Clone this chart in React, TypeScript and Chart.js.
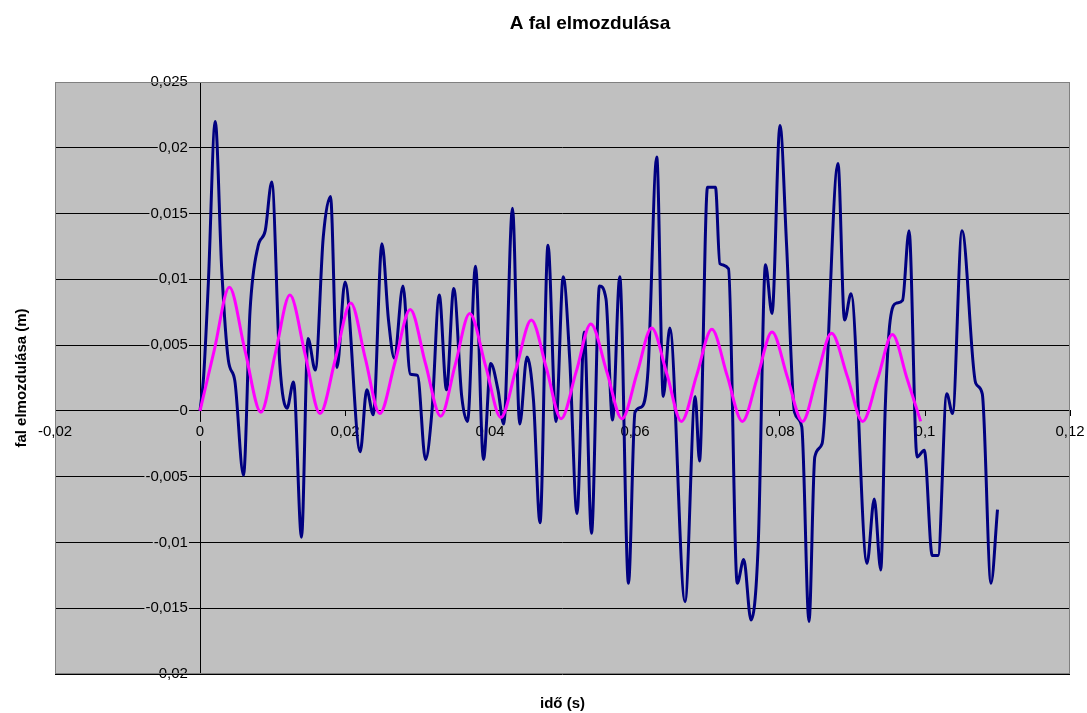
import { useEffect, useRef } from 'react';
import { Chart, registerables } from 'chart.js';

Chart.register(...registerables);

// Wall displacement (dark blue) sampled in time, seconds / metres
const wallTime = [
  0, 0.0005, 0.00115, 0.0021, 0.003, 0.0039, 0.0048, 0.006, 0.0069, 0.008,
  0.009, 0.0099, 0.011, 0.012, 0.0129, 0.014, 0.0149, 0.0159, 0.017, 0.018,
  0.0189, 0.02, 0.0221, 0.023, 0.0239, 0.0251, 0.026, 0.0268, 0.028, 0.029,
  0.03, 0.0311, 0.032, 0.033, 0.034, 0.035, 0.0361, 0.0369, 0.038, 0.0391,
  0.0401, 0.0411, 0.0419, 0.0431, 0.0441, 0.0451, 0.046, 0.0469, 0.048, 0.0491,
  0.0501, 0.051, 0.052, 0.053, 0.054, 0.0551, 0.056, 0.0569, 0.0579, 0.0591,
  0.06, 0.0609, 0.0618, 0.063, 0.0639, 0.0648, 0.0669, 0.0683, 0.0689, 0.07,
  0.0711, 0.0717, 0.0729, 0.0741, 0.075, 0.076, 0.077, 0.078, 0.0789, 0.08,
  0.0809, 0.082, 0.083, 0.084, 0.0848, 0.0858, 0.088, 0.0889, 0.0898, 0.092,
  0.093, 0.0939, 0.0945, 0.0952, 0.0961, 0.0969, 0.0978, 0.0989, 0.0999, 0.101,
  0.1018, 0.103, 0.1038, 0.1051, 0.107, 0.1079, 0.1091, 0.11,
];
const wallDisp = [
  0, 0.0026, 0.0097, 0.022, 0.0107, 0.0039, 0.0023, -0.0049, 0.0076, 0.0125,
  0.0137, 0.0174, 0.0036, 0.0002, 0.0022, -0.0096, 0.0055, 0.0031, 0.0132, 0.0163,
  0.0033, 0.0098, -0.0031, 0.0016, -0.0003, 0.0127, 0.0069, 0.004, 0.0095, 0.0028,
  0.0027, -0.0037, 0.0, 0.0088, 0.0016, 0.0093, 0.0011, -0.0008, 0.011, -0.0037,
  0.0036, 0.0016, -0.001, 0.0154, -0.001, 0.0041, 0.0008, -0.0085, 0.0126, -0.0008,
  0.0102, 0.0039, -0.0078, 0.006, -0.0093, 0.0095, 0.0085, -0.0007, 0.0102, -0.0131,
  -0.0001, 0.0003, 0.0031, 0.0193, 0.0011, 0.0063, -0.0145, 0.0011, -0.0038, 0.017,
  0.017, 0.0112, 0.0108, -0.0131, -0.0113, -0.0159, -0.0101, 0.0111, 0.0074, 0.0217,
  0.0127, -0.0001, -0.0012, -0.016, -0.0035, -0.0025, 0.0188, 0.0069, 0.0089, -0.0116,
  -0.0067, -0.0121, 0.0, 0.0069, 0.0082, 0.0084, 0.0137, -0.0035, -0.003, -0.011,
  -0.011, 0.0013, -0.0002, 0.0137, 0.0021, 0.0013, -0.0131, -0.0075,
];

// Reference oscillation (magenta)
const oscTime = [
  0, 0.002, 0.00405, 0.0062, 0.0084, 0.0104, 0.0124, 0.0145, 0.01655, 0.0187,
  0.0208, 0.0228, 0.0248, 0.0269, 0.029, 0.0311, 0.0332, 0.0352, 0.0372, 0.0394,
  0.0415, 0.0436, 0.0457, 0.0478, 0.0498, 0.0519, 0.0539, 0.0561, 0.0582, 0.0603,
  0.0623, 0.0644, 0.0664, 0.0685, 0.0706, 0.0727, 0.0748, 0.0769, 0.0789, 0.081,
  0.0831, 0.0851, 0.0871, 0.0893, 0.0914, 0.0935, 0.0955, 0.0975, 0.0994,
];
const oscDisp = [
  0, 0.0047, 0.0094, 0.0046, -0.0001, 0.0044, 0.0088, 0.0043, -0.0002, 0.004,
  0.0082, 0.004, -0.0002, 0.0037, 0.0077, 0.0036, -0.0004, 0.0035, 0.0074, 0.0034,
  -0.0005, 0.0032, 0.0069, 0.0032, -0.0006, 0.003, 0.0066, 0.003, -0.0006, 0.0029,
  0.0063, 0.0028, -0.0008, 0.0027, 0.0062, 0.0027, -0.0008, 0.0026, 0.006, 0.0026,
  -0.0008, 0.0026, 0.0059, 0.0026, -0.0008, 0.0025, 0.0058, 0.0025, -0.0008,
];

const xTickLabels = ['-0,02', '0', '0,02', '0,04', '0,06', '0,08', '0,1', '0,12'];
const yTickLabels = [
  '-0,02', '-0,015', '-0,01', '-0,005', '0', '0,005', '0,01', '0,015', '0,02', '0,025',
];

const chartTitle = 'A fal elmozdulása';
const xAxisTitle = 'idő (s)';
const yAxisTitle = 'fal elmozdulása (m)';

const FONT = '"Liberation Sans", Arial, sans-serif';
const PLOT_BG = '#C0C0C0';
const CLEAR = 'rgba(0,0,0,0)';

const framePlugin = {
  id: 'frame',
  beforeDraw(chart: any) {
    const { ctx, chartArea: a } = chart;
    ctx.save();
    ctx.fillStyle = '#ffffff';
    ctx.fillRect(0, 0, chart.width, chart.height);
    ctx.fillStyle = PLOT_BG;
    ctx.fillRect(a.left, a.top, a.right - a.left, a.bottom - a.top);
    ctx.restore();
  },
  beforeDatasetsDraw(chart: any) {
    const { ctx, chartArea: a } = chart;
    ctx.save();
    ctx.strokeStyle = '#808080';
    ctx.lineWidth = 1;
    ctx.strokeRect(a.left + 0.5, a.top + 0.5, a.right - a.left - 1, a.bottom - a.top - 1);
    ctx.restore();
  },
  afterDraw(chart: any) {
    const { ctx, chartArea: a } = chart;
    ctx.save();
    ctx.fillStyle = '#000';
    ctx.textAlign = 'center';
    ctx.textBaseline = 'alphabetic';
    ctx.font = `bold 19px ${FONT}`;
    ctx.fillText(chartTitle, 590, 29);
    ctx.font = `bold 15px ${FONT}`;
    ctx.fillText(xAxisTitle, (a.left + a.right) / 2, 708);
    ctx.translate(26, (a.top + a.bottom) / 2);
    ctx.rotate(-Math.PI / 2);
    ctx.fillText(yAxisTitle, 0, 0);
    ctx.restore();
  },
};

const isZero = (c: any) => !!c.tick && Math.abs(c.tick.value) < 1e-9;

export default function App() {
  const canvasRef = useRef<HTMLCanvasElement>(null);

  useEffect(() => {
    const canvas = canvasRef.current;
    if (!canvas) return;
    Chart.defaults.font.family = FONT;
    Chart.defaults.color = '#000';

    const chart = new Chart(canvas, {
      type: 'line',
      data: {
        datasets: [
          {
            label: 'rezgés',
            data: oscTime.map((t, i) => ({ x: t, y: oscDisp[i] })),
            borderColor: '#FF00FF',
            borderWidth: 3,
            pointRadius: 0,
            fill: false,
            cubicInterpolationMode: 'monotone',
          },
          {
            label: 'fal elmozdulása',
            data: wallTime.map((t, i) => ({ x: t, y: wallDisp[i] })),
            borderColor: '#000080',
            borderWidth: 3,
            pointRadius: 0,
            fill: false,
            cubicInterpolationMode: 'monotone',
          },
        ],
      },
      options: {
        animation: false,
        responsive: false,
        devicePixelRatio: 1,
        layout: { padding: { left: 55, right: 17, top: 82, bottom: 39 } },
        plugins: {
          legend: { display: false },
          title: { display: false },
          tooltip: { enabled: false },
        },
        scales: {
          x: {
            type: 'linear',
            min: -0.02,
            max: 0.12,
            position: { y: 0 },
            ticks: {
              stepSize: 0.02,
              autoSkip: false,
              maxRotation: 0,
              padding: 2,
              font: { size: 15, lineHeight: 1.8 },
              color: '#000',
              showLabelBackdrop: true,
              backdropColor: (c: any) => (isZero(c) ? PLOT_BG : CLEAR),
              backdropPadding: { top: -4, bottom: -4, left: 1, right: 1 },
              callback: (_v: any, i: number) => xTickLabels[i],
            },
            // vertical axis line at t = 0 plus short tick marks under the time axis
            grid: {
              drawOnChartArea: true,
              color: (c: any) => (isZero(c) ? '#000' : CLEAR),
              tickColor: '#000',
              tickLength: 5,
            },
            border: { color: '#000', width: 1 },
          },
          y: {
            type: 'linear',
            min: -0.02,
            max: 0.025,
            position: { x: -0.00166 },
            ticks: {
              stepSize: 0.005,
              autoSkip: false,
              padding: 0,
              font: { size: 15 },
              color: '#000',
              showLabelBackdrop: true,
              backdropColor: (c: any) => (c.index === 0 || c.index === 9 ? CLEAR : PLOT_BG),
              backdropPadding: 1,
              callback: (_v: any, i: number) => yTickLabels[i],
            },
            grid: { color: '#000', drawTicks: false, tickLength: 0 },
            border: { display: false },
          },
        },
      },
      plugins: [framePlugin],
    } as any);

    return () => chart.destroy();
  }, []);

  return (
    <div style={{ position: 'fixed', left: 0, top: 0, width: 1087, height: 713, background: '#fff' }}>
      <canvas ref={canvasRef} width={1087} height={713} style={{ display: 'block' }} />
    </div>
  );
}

-.-.-

Repeat, word for word and with no pictures, only the lines running from the beginning of the data to the line that contains "Chart.register(...registerables);".

Clone this chart in React, TypeScript and Chart.js.
import { useEffect, useRef } from 'react';
import { Chart, registerables } from 'chart.js';

Chart.register(...registerables);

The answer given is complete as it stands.